What to produce —
Restate the data word for word and leave the images out.

────────────────

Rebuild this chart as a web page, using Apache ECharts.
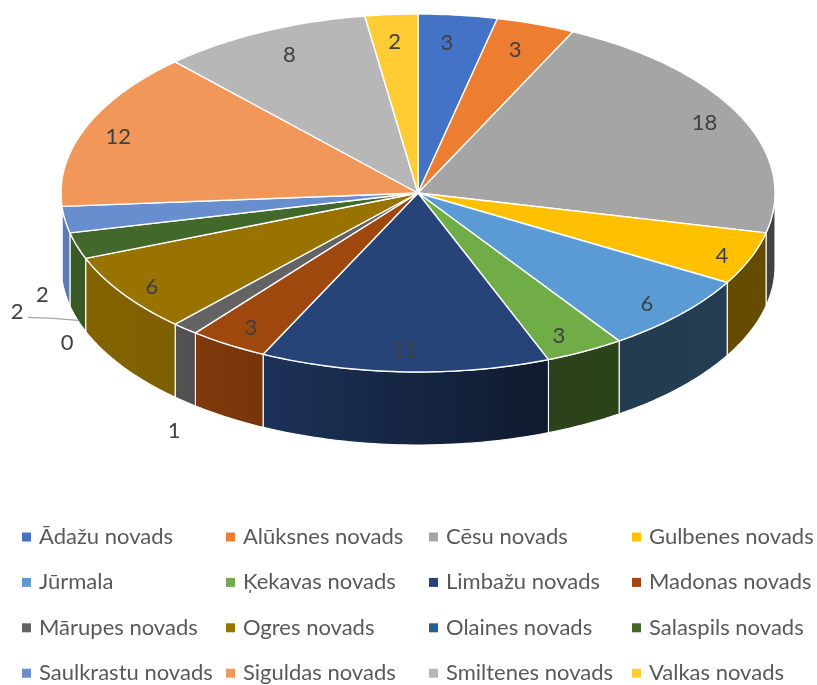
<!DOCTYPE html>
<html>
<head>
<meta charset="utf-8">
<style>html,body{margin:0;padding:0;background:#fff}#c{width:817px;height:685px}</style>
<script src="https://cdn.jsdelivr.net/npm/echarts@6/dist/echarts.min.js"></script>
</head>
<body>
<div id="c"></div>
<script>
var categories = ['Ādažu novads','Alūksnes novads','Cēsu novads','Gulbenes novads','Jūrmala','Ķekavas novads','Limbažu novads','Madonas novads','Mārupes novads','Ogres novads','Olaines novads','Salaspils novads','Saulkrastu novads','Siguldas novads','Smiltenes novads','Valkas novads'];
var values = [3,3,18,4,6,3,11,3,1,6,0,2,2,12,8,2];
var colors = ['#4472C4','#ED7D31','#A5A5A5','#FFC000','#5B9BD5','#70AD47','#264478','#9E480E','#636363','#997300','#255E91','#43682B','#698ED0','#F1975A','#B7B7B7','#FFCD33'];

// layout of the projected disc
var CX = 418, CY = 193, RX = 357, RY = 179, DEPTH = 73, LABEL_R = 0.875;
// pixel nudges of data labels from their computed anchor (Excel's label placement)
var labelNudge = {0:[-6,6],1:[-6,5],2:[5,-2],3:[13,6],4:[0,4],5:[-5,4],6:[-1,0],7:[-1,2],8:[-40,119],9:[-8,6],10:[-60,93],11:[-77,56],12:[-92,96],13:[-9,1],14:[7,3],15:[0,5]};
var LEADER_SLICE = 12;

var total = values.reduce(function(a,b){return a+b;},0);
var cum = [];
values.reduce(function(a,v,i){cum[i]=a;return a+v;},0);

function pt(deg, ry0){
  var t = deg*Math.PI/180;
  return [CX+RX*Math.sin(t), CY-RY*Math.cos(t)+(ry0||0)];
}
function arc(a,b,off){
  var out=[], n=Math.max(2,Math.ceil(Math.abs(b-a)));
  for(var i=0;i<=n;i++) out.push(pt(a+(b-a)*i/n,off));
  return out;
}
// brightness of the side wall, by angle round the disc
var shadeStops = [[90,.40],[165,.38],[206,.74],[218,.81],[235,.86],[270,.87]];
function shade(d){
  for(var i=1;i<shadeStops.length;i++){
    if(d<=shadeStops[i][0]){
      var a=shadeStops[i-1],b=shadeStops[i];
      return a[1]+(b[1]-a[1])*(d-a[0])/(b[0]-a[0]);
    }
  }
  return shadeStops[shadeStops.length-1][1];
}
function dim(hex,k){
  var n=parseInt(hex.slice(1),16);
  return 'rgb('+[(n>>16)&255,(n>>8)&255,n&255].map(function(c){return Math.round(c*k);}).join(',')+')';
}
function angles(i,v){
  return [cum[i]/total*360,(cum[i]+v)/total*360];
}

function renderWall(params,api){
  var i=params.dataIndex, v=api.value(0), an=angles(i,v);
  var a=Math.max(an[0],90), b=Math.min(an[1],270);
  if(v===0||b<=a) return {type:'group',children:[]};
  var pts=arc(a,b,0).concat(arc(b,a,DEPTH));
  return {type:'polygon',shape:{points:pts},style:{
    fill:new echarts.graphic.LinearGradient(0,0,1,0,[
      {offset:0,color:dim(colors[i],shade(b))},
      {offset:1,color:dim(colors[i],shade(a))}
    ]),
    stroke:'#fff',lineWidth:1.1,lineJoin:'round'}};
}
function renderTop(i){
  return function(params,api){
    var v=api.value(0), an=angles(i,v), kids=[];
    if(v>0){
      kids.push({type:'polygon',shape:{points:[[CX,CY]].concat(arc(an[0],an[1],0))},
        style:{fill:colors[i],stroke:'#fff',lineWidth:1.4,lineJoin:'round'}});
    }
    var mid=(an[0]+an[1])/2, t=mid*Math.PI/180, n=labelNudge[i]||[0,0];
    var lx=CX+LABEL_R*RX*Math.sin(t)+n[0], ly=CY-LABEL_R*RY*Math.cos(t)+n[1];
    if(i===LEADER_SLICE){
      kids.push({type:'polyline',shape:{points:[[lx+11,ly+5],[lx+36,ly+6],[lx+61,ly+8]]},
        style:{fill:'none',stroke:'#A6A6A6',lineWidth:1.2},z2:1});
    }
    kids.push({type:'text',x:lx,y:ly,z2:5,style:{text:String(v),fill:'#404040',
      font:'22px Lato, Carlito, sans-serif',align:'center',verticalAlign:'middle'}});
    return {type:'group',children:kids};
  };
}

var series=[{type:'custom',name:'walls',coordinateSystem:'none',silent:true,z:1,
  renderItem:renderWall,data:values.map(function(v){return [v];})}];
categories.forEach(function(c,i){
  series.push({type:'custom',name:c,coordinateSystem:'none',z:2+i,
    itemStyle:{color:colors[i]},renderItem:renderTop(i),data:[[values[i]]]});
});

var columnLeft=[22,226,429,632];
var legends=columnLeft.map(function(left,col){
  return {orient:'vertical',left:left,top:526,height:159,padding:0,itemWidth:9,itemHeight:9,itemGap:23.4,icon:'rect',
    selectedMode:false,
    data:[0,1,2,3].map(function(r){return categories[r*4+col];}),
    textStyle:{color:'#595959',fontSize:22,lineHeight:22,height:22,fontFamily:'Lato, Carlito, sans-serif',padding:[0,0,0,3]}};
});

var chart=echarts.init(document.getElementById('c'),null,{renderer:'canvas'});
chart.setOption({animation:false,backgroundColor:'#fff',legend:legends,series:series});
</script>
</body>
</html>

────────────────

Answer to this task —
Rebuild this chart as a web page, using Apache ECharts.
<!DOCTYPE html>
<html>
<head>
<meta charset="utf-8">
<style>html,body{margin:0;padding:0;background:#fff}#c{width:817px;height:685px}</style>
<script src="https://cdn.jsdelivr.net/npm/echarts@6/dist/echarts.min.js"></script>
</head>
<body>
<div id="c"></div>
<script>
var categories = ['Ādažu novads','Alūksnes novads','Cēsu novads','Gulbenes novads','Jūrmala','Ķekavas novads','Limbažu novads','Madonas novads','Mārupes novads','Ogres novads','Olaines novads','Salaspils novads','Saulkrastu novads','Siguldas novads','Smiltenes novads','Valkas novads'];
var values = [3,3,18,4,6,3,11,3,1,6,0,2,2,12,8,2];
var colors = ['#4472C4','#ED7D31','#A5A5A5','#FFC000','#5B9BD5','#70AD47','#264478','#9E480E','#636363','#997300','#255E91','#43682B','#698ED0','#F1975A','#B7B7B7','#FFCD33'];

// layout of the projected disc
var CX = 418, CY = 193, RX = 357, RY = 179, DEPTH = 73, LABEL_R = 0.875;
// pixel nudges of data labels from their computed anchor (Excel's label placement)
var labelNudge = {0:[-6,6],1:[-6,5],2:[5,-2],3:[13,6],4:[0,4],5:[-5,4],6:[-1,0],7:[-1,2],8:[-40,119],9:[-8,6],10:[-60,93],11:[-77,56],12:[-92,96],13:[-9,1],14:[7,3],15:[0,5]};
var LEADER_SLICE = 12;

var total = values.reduce(function(a,b){return a+b;},0);
var cum = [];
values.reduce(function(a,v,i){cum[i]=a;return a+v;},0);

function pt(deg, ry0){
  var t = deg*Math.PI/180;
  return [CX+RX*Math.sin(t), CY-RY*Math.cos(t)+(ry0||0)];
}
function arc(a,b,off){
  var out=[], n=Math.max(2,Math.ceil(Math.abs(b-a)));
  for(var i=0;i<=n;i++) out.push(pt(a+(b-a)*i/n,off));
  return out;
}
// brightness of the side wall, by angle round the disc
var shadeStops = [[90,.40],[165,.38],[206,.74],[218,.81],[235,.86],[270,.87]];
function shade(d){
  for(var i=1;i<shadeStops.length;i++){
    if(d<=shadeStops[i][0]){
      var a=shadeStops[i-1],b=shadeStops[i];
      return a[1]+(b[1]-a[1])*(d-a[0])/(b[0]-a[0]);
    }
  }
  return shadeStops[shadeStops.length-1][1];
}
function dim(hex,k){
  var n=parseInt(hex.slice(1),16);
  return 'rgb('+[(n>>16)&255,(n>>8)&255,n&255].map(function(c){return Math.round(c*k);}).join(',')+')';
}
function angles(i,v){
  return [cum[i]/total*360,(cum[i]+v)/total*360];
}

function renderWall(params,api){
  var i=params.dataIndex, v=api.value(0), an=angles(i,v);
  var a=Math.max(an[0],90), b=Math.min(an[1],270);
  if(v===0||b<=a) return {type:'group',children:[]};
  var pts=arc(a,b,0).concat(arc(b,a,DEPTH));
  return {type:'polygon',shape:{points:pts},style:{
    fill:new echarts.graphic.LinearGradient(0,0,1,0,[
      {offset:0,color:dim(colors[i],shade(b))},
      {offset:1,color:dim(colors[i],shade(a))}
    ]),
    stroke:'#fff',lineWidth:1.1,lineJoin:'round'}};
}
function renderTop(i){
  return function(params,api){
    var v=api.value(0), an=angles(i,v), kids=[];
    if(v>0){
      kids.push({type:'polygon',shape:{points:[[CX,CY]].concat(arc(an[0],an[1],0))},
        style:{fill:colors[i],stroke:'#fff',lineWidth:1.4,lineJoin:'round'}});
    }
    var mid=(an[0]+an[1])/2, t=mid*Math.PI/180, n=labelNudge[i]||[0,0];
    var lx=CX+LABEL_R*RX*Math.sin(t)+n[0], ly=CY-LABEL_R*RY*Math.cos(t)+n[1];
    if(i===LEADER_SLICE){
      kids.push({type:'polyline',shape:{points:[[lx+11,ly+5],[lx+36,ly+6],[lx+61,ly+8]]},
        style:{fill:'none',stroke:'#A6A6A6',lineWidth:1.2},z2:1});
    }
    kids.push({type:'text',x:lx,y:ly,z2:5,style:{text:String(v),fill:'#404040',
      font:'22px Lato, Carlito, sans-serif',align:'center',verticalAlign:'middle'}});
    return {type:'group',children:kids};
  };
}

var series=[{type:'custom',name:'walls',coordinateSystem:'none',silent:true,z:1,
  renderItem:renderWall,data:values.map(function(v){return [v];})}];
categories.forEach(function(c,i){
  series.push({type:'custom',name:c,coordinateSystem:'none',z:2+i,
    itemStyle:{color:colors[i]},renderItem:renderTop(i),data:[[values[i]]]});
});

var columnLeft=[22,226,429,632];
var legends=columnLeft.map(function(left,col){
  return {orient:'vertical',left:left,top:526,height:159,padding:0,itemWidth:9,itemHeight:9,itemGap:23.4,icon:'rect',
    selectedMode:false,
    data:[0,1,2,3].map(function(r){return categories[r*4+col];}),
    textStyle:{color:'#595959',fontSize:22,lineHeight:22,height:22,fontFamily:'Lato, Carlito, sans-serif',padding:[0,0,0,3]}};
});

var chart=echarts.init(document.getElementById('c'),null,{renderer:'canvas'});
chart.setOption({animation:false,backgroundColor:'#fff',legend:legends,series:series});
</script>
</body>
</html>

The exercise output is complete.